Ma è stata una donna tutta vestita di bianco, Romina Carrozzi, con la sua bambina in braccio, Giorgia - la prima nata (a Paganica) del dopo terremoto - a dare corpo al prologo con un gesto di incantevole ellissi. Reggendo con il braccio sinistro la sua piccola, Romina ha immerso per tre volte un mestolo di rame nell’acqua della vasca della fontana e, per tre volte, ne ha versato il contenuto in una grande anfora bianca di ceramica di Castelli, segnata dall’azzurro dei disegni. L’acqua è stata poi versata in una lunga e più stretta ampolla e consegnata nelle mani di Amar Addadi.

Pantaloni, scarpette da corsa e maglietta bianchi, l’algerino, presidente del comitato internazionale dei Giochi del Mediterraneo, reggendo con due mani l’ampolla, è salito con passo veloce lungo i dieci larghi gradini di sanpietrini chiari che separano il fondo della fontana dalla strada, dando avvio a quel «Viaggio dell’Acqua» che si concluderà stasera nel nuovo stadio Adriatico di Pescara. Al breve movimento ascendente del primo idroforo (portatore di acqua) ha fatto eco, come un’onda di ritorno, quello della piccola folla che assisteva al rito che ha accompagnato con gli occhi e con il corpo la marcia di Addadì oltre la Porta Rivera, voltandosi quasi all’unisono con le note pucciniane della Turandot intonate dalla banda dell’Aeronautica al centro della fontana.

Il viaggio - che ha l’acqua come simbolo lenitivo e testimone della possibilità di rigenerazione, al posto del tradizionale fuoco olimpico - ha fatto tappa alla Basilica di Colllemaggio, prima di avviarsi lungo una via crucis scandita dai nomi dei paesi più colpiti e devastati dal terremoto: Paganica, poi Onna, poi San Gregorio e, infine, Villa Sant’Angelo.
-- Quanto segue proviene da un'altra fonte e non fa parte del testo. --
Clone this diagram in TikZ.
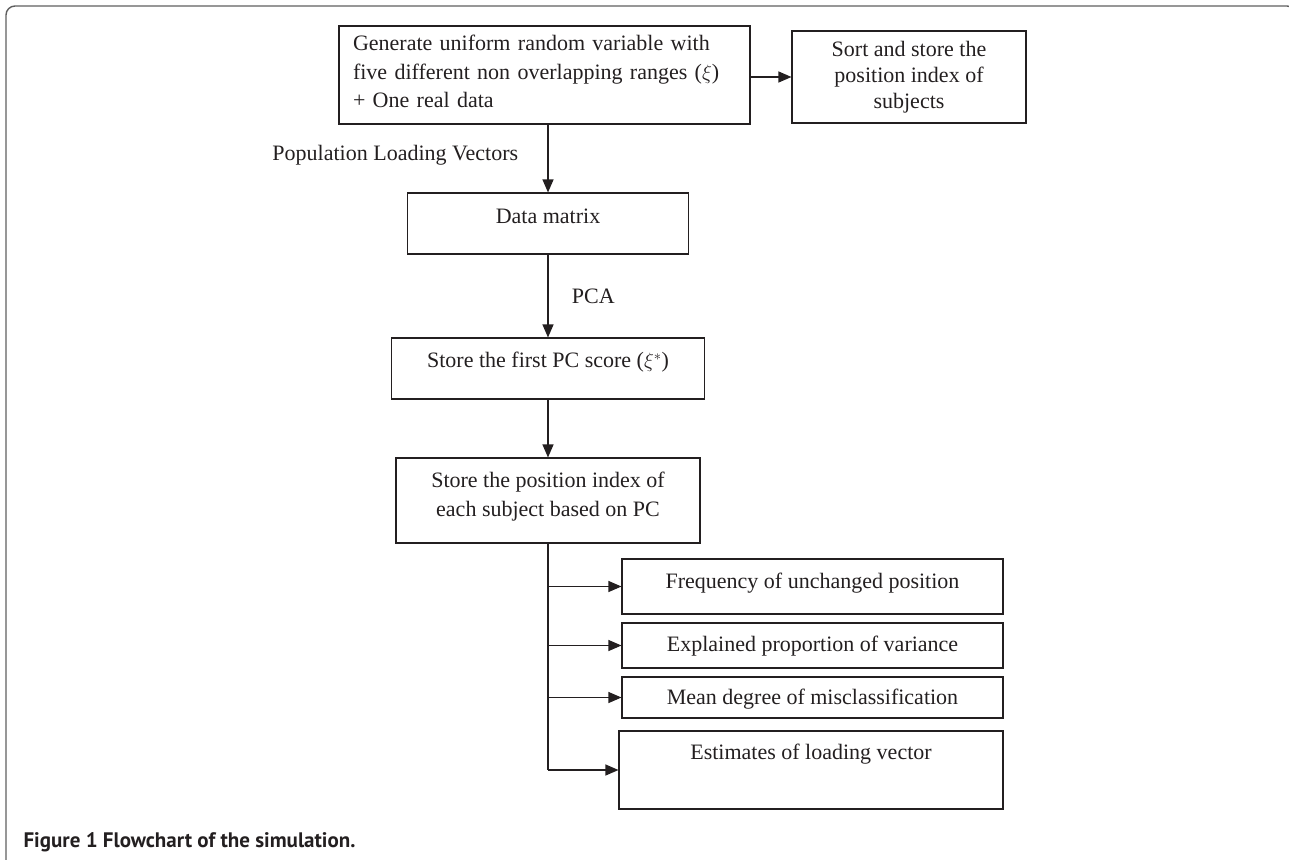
\documentclass[tikz,border=0pt]{standalone}
\usepackage{fontspec}
\setmainfont{Liberation Serif}
\newfontfamily\capfont{PT Sans}
\usetikzlibrary{arrows.meta}
\definecolor{ink}{RGB}{35,31,32}
\definecolor{framegray}{RGB}{95,95,95}
\tikzset{
  box/.style={draw=ink, line width=1.1pt, align=center, inner sep=0pt, text=ink,
    font=\fontsize{22}{28.5}\selectfont},
  flow/.style={draw=ink, line width=1.1pt, -{Triangle[length=13pt,width=11pt]}},
  lbl/.style={text=ink, font=\fontsize{22}{28.5}\selectfont}
}
\begin{document}
\begin{tikzpicture}[x=1pt,y=-1pt]
  \useasboundingbox (0,0) rectangle (1289,859);
  \draw[framegray, line width=1.4pt, rounded corners=9pt]
    (6,880) -- (6,6) -- (1296,6) -- (1296,880);
  % boxes
  \node[box, minimum width=411pt, minimum height=98pt, text width=383pt,
    align=left, text depth=64pt] (gen) at (544.5,75)
    {Generate uniform random variable with\\
     five different non overlapping ranges ($\xi$)\\
     + One real data};
  \node[box, minimum width=234pt, minimum height=92pt,
    font=\fontsize{22}{26}\selectfont] (sort) at (909,77)
    {Sort and store the\\ position index of\\ subjects};
  \node[box, minimum width=281pt, minimum height=61pt, text depth=14pt]
    (data) at (548,223.5) {Data matrix};
  \node[box, minimum width=313pt, minimum height=61pt, text depth=17pt]
    (first) at (548,368.5) {Store the first PC score ($\xi^{*}$)};
  \node[box, minimum width=304pt, minimum height=85pt, text depth=13pt]
    (pos) at (548,500.5)
    {Store the position index of\\ each subject based on PC};
  \node[box, minimum width=381pt, minimum height=55pt, text depth=12pt]
    (freq) at (812.5,586.5) {Frequency of unchanged position};
  \node[box, minimum width=381pt, minimum height=45pt, text depth=3pt]
    (expl) at (812.5,645.5) {Explained proportion of variance};
  \node[box, minimum width=381pt, minimum height=41pt, text depth=2pt]
    (mean) at (812.5,697.5) {Mean degree of misclassification};
  \node[box, minimum width=384pt, minimum height=78pt, text depth=37pt]
    (est) at (811,770) {Estimates of loading vector};
  % connectors
  \draw[flow] (sort.west -| gen.east) -- (sort.west);
  \draw[flow] (data.north |- gen.south) --
    node[lbl, pos=0.45, left=26pt] {Population Loading Vectors} (data.north);
  \draw[flow] (data.south) -- node[lbl, right=20pt] {PCA} (first.north);
  \draw[flow] (first.south) -- (pos.north);
  \draw[draw=ink, line width=1.1pt] (pos.south) -- (pos.south |- est.west);
  \foreach \r in {freq,expl,mean,est}
    \draw[flow] (pos.south |- \r.west) -- (\r.west);
  \node[anchor=west, text=ink, font=\capfont\bfseries\fontsize{21}{25}\selectfont]
    (cap) at (20,842) {Figure 1 Flowchart of the simulation.};
\end{tikzpicture}
\end{document}
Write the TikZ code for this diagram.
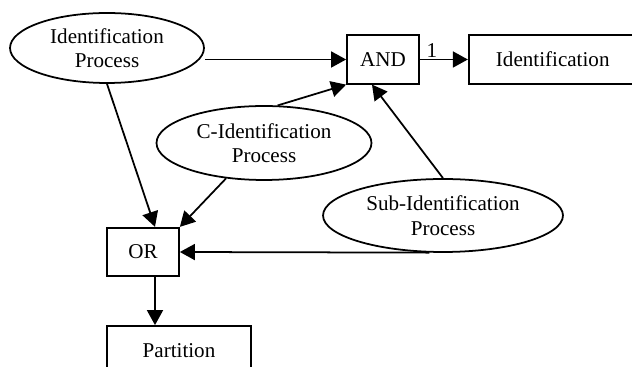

A ogni stazione un’ampolla è stata deposta e un’altra è stata consegnata nelle mani dell’idroforo successivo. L’acqua delle 99 Cannelle è così passata dalle mani di Addadi a quelle di Benito Piccirilli, un aquilano di 82 anni, Dino Iovannitti e Luigi Fiordigigli, giocatore e dirigente della squadra di rugby di Paganica. Poi, a Onna, Pasquale Pezzopane, al quale il terremoto ha portato via due dei suoi quattro figli l’ha consegnata a Giustino Parisse, giornalista del Centro, che nella tragedia ha perso i suoi due ragazzi, Maria Paola e Domenico. La staffetta è proseguita ancora con Fabrizio Vasarelli, Chiara Petrocco, Antonio Bonanni e Luigi De Matteis.

Prima che il viaggio partisse, sia Cialente che Pescante avevano parlato del valore simbolico dell’acqua per la storia dell’Aquila (che da lì trae il suo nome) sottolineando l’importanza, per il futuro della città e dell’intera regione, anche di quel breve rito celebrato sotto il cielo mutevole di un’estate che tarda a sbocciare quasi temesse di sminuire il dolore.

«Cerimonie come queste», ha detto il sindaco, «sono importanti perché fanno sentire che gli altri ci sono vicini. Ma poi si ritorna tutti nella pena grandissima dell’incertezza sul nostro futuro. E si avrebbe voglia di tornare indietro e rivivere piccoli momenti a cui, prima, non davamo grande importanza: come accompagnare i miei bambini a scuola, o come vedere tutti quei giovani in giro per la città nelle sere dei Giovedì universitari. E poi, la mattina dopo, sentire i comitati cittadini che protestavno per il chiasso. Mi manca - ci manca - la normalità con tutta la sua banalità, con tutta la sua dolcezza».